The council, with Walker’s help, has deployed a small artificial floating wetland to the pond – a buoyant jigsaw of heavy-duty plastic pods with fast-growing reeds planted in the holes. The plants are doing the work of extra chemicals and other engineering to grab and lock up the nutrients in water, stopping it from going putrid.
It’s just one example of an artificial floating wetland that are being increasingly used around the world in rivers, lagoons and wastewater treatment ponds to clean up water – and in some cases, bring new habitats for wildlife.

In Florida, an almost 4,000 sq metre floating wetland is being used to help take pesticides and nutrients out of a recreation area and stop them entering a lagoon.
In the middle of Chicago, an industrial stretch of the city’s Chicago river is being transformed with floating wetlands with boardwalks attached; elsewhere on the river floating plant beds are cleaning up a creek and providing habitat for birds and aquatic mammals.

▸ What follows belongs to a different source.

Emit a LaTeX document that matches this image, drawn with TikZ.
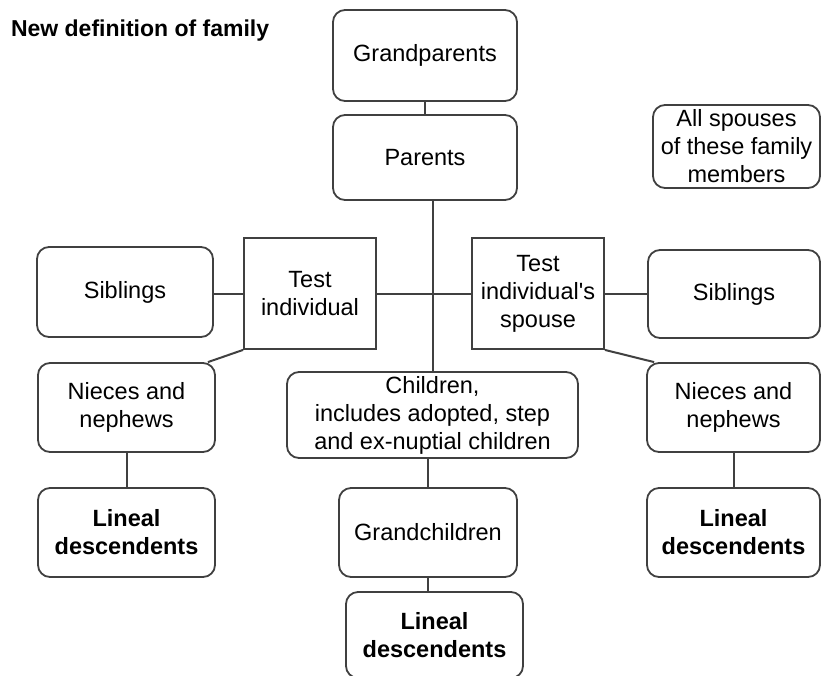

In Pakistan, floating wetlands have been deployed to clean up a crude oil wastewater pit; while in Canada, they’re being used to treat domestic wastewater.
“We have always been taught that solutions need hard engineering – you had a system and you add a process and some chemicals,” says Beecham.
“But we’ve worked out that no matter how hard you engineer something, nature filters everything much better than anything else. Engineers are working out that nature does a pretty good job by itself. If you can use nature, you’ll come out with a more optimal answer.”
Beecham and Walker are co-authors of new research documenting the economics of floating wetlands around the world, finding they were a cost-effective way to improve water quality.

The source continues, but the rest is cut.